Wonder Boys

In “Wonder Boys,” Michael Douglas plays Grady Tripp, a novelist/college professor who’s been working on his latest book for seven years, whose wife has just left him, and whose mistress (Frances McDormand) has just announced she’s pregnant.

Furthermore, his student/tenant Hannah (Katie Holmes) keeps coming on to him, his editor Terry Crabtree (Robert Downey Jr.) is in town demanding the finished book, and his star pupil James (Tobey Maguire) has just shot the chancellor’s dog.

While things aren’t going too well for Grady, they go marvelously for this film, a smart, soft-centered comedy in which Michael Douglas gets to stop being Michael Douglas and play a real character.

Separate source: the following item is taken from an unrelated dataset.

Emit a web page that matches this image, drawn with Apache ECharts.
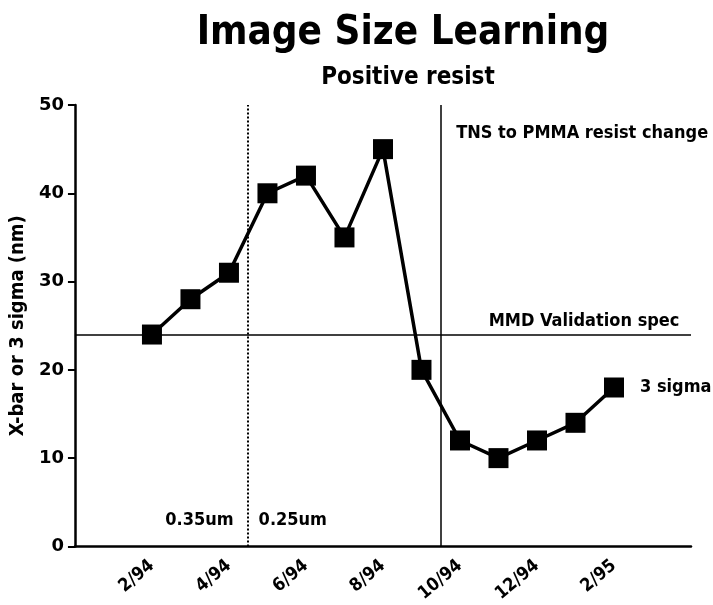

Grady is disheveled, unkempt, even slovenly in his appearance. The reason he takes any interest at all in the often-fibbing James is that he sees James as a younger version of himself. Grady has been through several wives and now suffers from both writer’s block and diarrhea of the typewriter (he’s up to page 2,000-something, yet still has no idea what he’s writing about). He also drinks too much and occasionally has black-outs. If he can put James on the right track, maybe he can not only prevent this from becoming James’ fate, but perhaps straighten himself out, too.

Maguire, ordinarily a likable young fellow (though often unfathomably mild and wooden), really comes to life here, showing us James’ deep, lonely, literary soul.

Sadly, for as intelligent as “Wonder Boys” is most of the way through, its finale is puzzlingly neat and tidy. The characters’ fates are reasonable, but the rushed-at manner in which those destinies are arrived at makes you wonder, boy.

B+ (; R, fairly heavy profanity, occasional drug use (marijuana).)